Manning the dinghy's tiller is Mr Dowden, an assistant in the illustrations department of the Otago Daily Times. He is also a bus driver.

Because of an enduring affection for the 1930s children's adventure book series Swallows and Amazons, by Arthur Ransome, and empowered by the worldwide web, Mr Dowden is also founder and editor of the Arthur Ransome Wiki, a global online community of Ransome fans.

Contact between the two came after Mr Dowden reviewed The Salt-Stained Book for the ODT.

The book was the first in a modern children's sea-faring adventure series written by UK author Julia Jones in the spirit of Ransome. Mr Dowden described it as "pure yachtie porn''. A sub-editor changed it to "pure yachtie goodness'' before it appeared in the paper.

The book's publishers saw the review online, liked the quote and added it to commendations by Griff Rhys Jones and Amanda Craig, of The Times, that appeared in the next book in the series.

Mr Dowden emailed Jones pointing out some typographical errors in the first volume and offering to proofread the next one, which he did. And then the third, and the fourth ... Miss Myatt was Jones' illustrator. Three-way email conversations between author, proofreader and illustrator ensued.

When Mr Dowden realised Miss Myatt's cruise ship would be spending the day in Dunedin, he suggested they meet.

Both, it turns out, have a long history of messing about in boats.

Mr Dowden began sailing in his 20s. In the late 1990s, in Japan, he worked in a sailing tourism operation and as a sailing instructor. The dinghy is now 100m from shore.

"I'm going to get as far from port as I can on this tack,'' Mr Dowden explains. And then a little later: "We're out into some real wind now. That's better''.

Miss Myatt was introduced to boats about 30 years ago, through her art. She then took up sailing, has illustrated boating books, has written and illustrated a series of children's educational books for the Royal Yachting Association, and lives on that tug.

"OK, we're gybing round. Mind heads, '' Miss Myatt says as the small boom swings across and turns the boat back towards Broad Bay.

As well as being adept sailors, both have an extensive, interest-borne knowledge of the books of Ransome and Jones.

For Mr Dowden, it is at a distance but from a young age. His mother raised him on Swallows and Amazons.

It explains the Ransome Wiki - essentially an online encyclopedia of more than anyone could ever reasonably want to know about the man and his books - and the affection for Jones, who writes in his style.

Ms Myatt is Jones' friend. Jones' parents were friends with Arthur Ransome and for a time owned one of his boats, Peter Duck, which Jones has since bought and restored.
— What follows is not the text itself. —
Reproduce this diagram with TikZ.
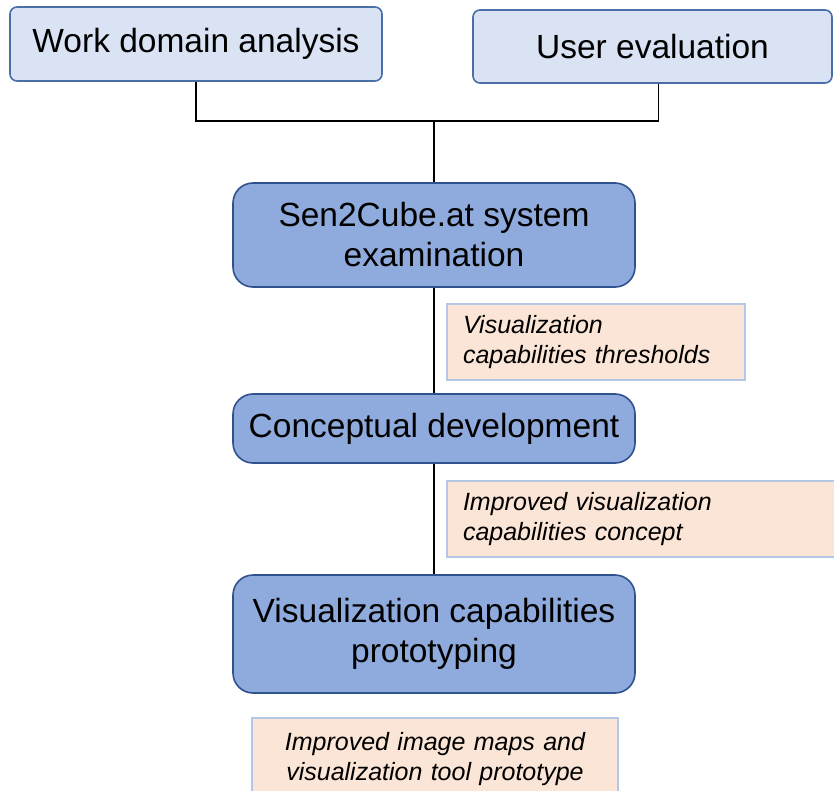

Ms Myatt's tug is in a boatyard near where Ransome lived and wrote.

"Personally, I regard Julia [Jones] as the anointed successor to Arthur Ransome. I think if he was writing books today, he'd be writing books like that,'' Mr Dowden enthuses.

"Yes,'' agrees Miss Myatt.

"They're not populist. They're quite literary.''

"Julia's books are Arthur Ransome-meets-Jacqueline-Wilson,'' Mr Dowden says.

"It's a bit Dickensian; the kids are in care or they have social workers or they're in trouble at school.''

"And the corrupt policeman drives a really fast speedboat, trying to run them aground,'' Miss Myatt says with a laugh.

"I love the corrupt policeman. He's a brilliant villain,'' agrees Mr Dowden.

Their combined knowledge of Ransome, who not only wrote children's fiction but worked as a journalist and secret agent in Russia before and during World War 1, is fascinating.

"He absconded [from Russia] with Trotsky's secretary,'' Miss Myatt says.

"And she was his second wife.''

"Well, his mistress in fact,'' Mr Dowden adds. "Because he was still married at the time.''

The dinghy is nearing land again.

Mr Dowden turns the bow seaward at the last moment, bringing the gunwale up against the jetty.

"There we go, well done, excellent,'' Miss Myatt says.

Both smile.

Technology enables appointments on the other side of the globe. But, meeting is the easy bit. Connection, friendship, has to be built on something more old-fashioned; like a mutual love of books and boats.